Marching To The Beat Of Her Own Drum
Nineteen-year-old Hira Shabbir has something to prove.
“My parents are always asking me how long its going to take to finish my studies,” said Shabbir, an Honors College biology major at North Campus. “They always pressure me with how much money I will really make.”
Shabbir, who graduated from Miami Dade College on April 29 with a 3.95 grade point average, continues to give them the same answer—“It’s going to take time.”
Shabbir dreams to become the first person in her family to earn a Ph.D.,but with her family originally from Pakistan, she said it has been difficult.
“My family is modern in many ways but they just want me to become a nurse, like my sister,” Shabbir said. “They want me to get the fastest education possible and then get a job. My sister was lucky, not many people get a job right after school.”
According to Shabbir, few women in her culture have ever tried to get a doctorate degree; her mother never graduated from college.
However, Shabbir is determined to change that.
“People always told me to listen to my family, but the things my family told me were things I never wanted to hear,” Shabbir said.
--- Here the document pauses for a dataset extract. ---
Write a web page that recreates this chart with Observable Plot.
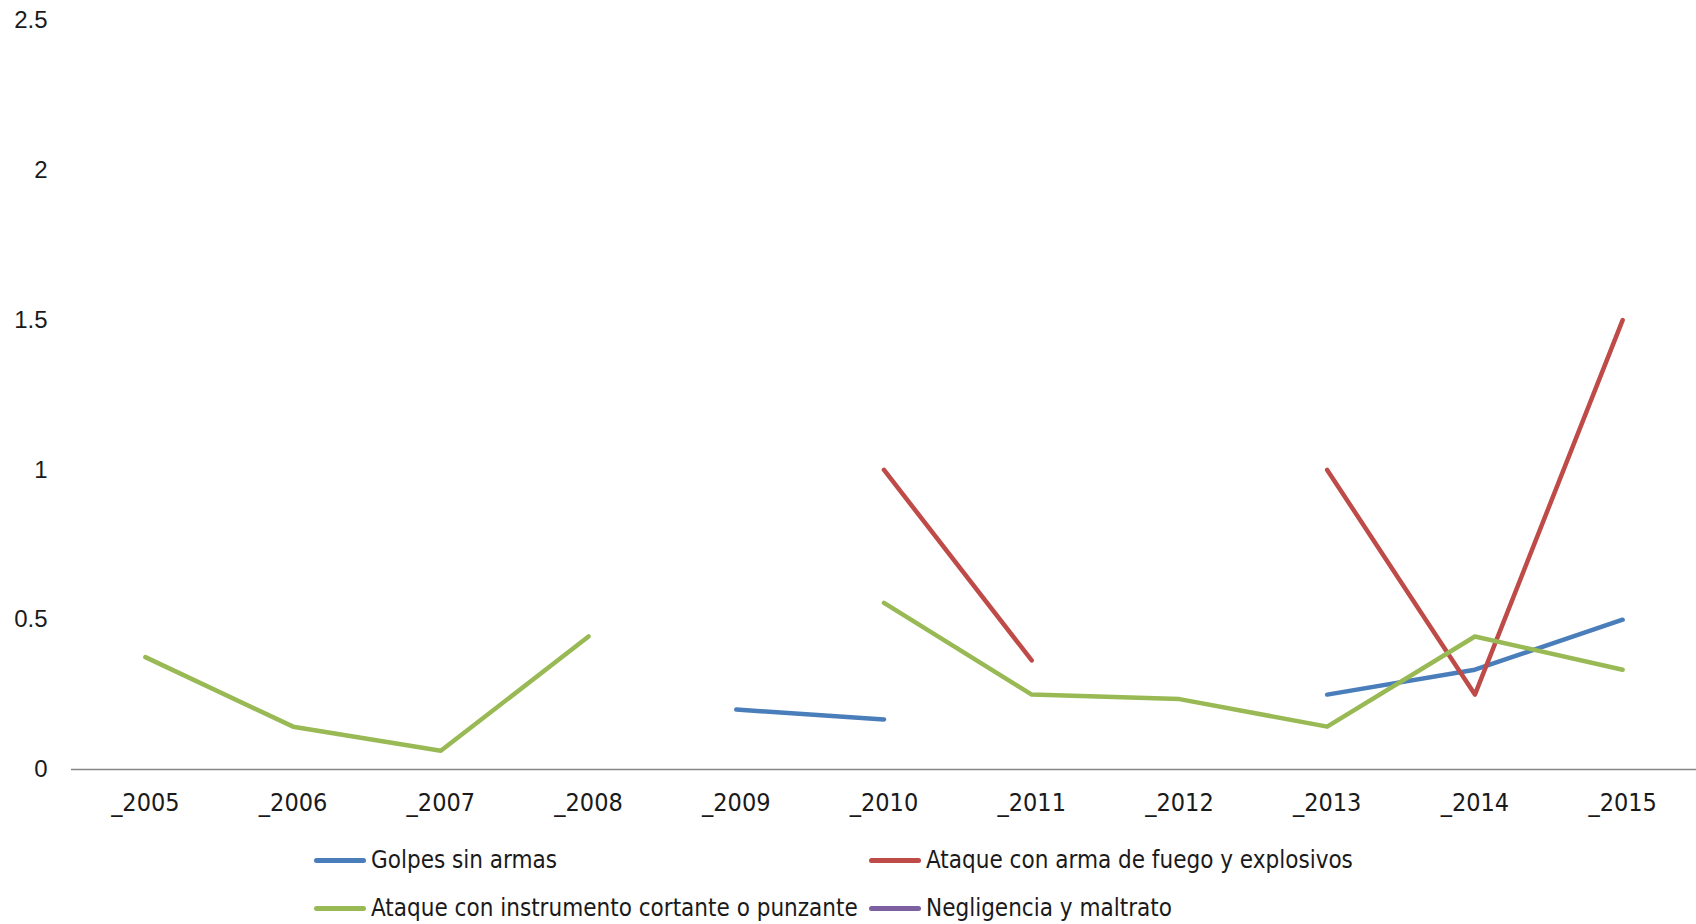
<!DOCTYPE html>
<html>
<head>
<meta charset="utf-8">
<script src="https://cdn.jsdelivr.net/npm/d3@7"></script>
<script src="https://cdn.jsdelivr.net/npm/@observablehq/plot@0.6"></script>
<style>
  html, body { margin: 0; padding: 0; background: #fff; }
  #chart { width: 1696px; }
  .legend {
    display: grid;
    grid-template-columns: 555px 555px;
    margin-left: 314px;
    margin-top: 6px;
    font-family: "Liberation Sans Narrow", "DejaVu Sans Condensed", sans-serif;
    font-size: 24px;
    color: #1a1a1a;
  }
  .legend .item { display: flex; align-items: center; height: 48px; white-space: nowrap; }
  .legend .sw { width: 52px; height: 5px; border-radius: 3px; margin-right: 5px; flex: none; }
</style>
</head>
<body>
<div id="chart"></div>
<script>
const years = [2005, 2006, 2007, 2008, 2009, 2010, 2011, 2012, 2013, 2014, 2015];
const yTicks = [0, 0.5, 1, 1.5, 2, 2.5];
const seriesNames = [
  "Golpes sin armas",
  "Ataque con arma de fuego y explosivos",
  "Ataque con instrumento cortante o punzante",
  "Negligencia y maltrato"
];
const seriesColors = ["#4A7EBB", "#BE4B48", "#98B954", "#7D60A0"];
const golpes     = [null, null, null, null, 0.2, 0.167, null, null, 0.25, 0.333, 0.5];
const fuego      = [null, null, null, null, null, 1.0, 0.364, null, 1.0, 0.25, 1.5];
const cortante   = [0.375, 0.143, 0.0625, 0.444, null, 0.556, 0.25, 0.235, 0.143, 0.444, 0.333];
const negligencia = [null, null, null, null, null, null, null, null, null, null, null];

const seriesValues = [golpes, fuego, cortante, negligencia];
const rows = [];
seriesNames.forEach((name, i) => {
  years.forEach((yr, j) => {
    const v = seriesValues[i][j];
    rows.push({series: name, year: yr, value: v == null ? undefined : v});
  });
});

const chart = Plot.plot({
  width: 1696,
  height: 830,
  marginLeft: 71,
  marginRight: 0,
  marginTop: 20,
  marginBottom: 61,
  style: {fontFamily: "'Liberation Sans Narrow', 'DejaVu Sans Condensed', sans-serif", color: "#1a1a1a", background: "#fff"},
  x: {type: "point", domain: years, padding: 0.5, round: false, label: null},
  y: {domain: [0, 2.5], label: null},
  color: {domain: seriesNames, range: seriesColors},
  marks: [
    Plot.axisY(yTicks, {tickSize: 0, tickPadding: 24, fontSize: 24, fontFamily: "'Liberation Sans', Arial, sans-serif", tickFormat: d => String(d), label: null}),
    Plot.axisX(years, {tickSize: 0, tickPadding: 24, fontSize: 25, tickFormat: d => "_" + d, label: null}),
    Plot.ruleY([0], {stroke: "#868686", strokeWidth: 1.5}),
    Plot.line(rows, {x: "year", y: "value", z: "series", stroke: "series", strokeWidth: 4.5, strokeLinecap: "round", strokeLinejoin: "round"})
  ]
});
document.getElementById("chart").appendChild(chart);

const legend = document.createElement("div");
legend.className = "legend";
seriesNames.forEach((name, i) => {
  const item = document.createElement("div");
  item.className = "item";
  const sw = document.createElement("span");
  sw.className = "sw";
  sw.style.background = seriesColors[i];
  const label = document.createElement("span");
  label.textContent = name;
  item.appendChild(sw);
  item.appendChild(label);
  legend.appendChild(item);
});
document.getElementById("chart").appendChild(legend);
</script>
</body>
</html>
As a graduate of Dr. Michael M. Krop Senior High School, she was always discouraged from joining clubs or partaking in community service activities. However, one club in particular caught her eye—Key Club.
“It was my parents’ worse nightmare,” she said. “So I lived a double life until college. The only people supporting me right now are my friends.”
Shabbir takes pride in being a “global citizen,” something she exercises in and out of the classroom.
“Hira is an extraordinary student right now,” said Sandra Martinez, North Campus Honors College director. “Her vision and passion for public health leads me to believe that she will do great things for all humanity.”
After doing cervical cancer research for the University of Miami and collecting data on the disparities of cancer among women, she was given the opportunity to present her research at the Annual Biomedical Research Conference for Minority Students in Charlotte, North Carolina.
The super-student also participated in the Bridges to the Future program and helped spearhead the International Relief Leadership Project, a fundraiser used to aid Pakistan after parts of the country were destroyed by a flood last year.
“The quality of work was way above average. She was the top student in class,” said her physics professor Juan Carlos Catala. “She's very humble and had a lot of respect from the other students; they looked up to her.”
Shabbir is determined to pursue a career in public health research and will be attending the University of North Carolina at Chapel Hill this fall.
“I don’t just want to be successful, I want to influence others,” Shabbir said. “I want to be an example to women to pursue their dreams no matter what society tells them to do.”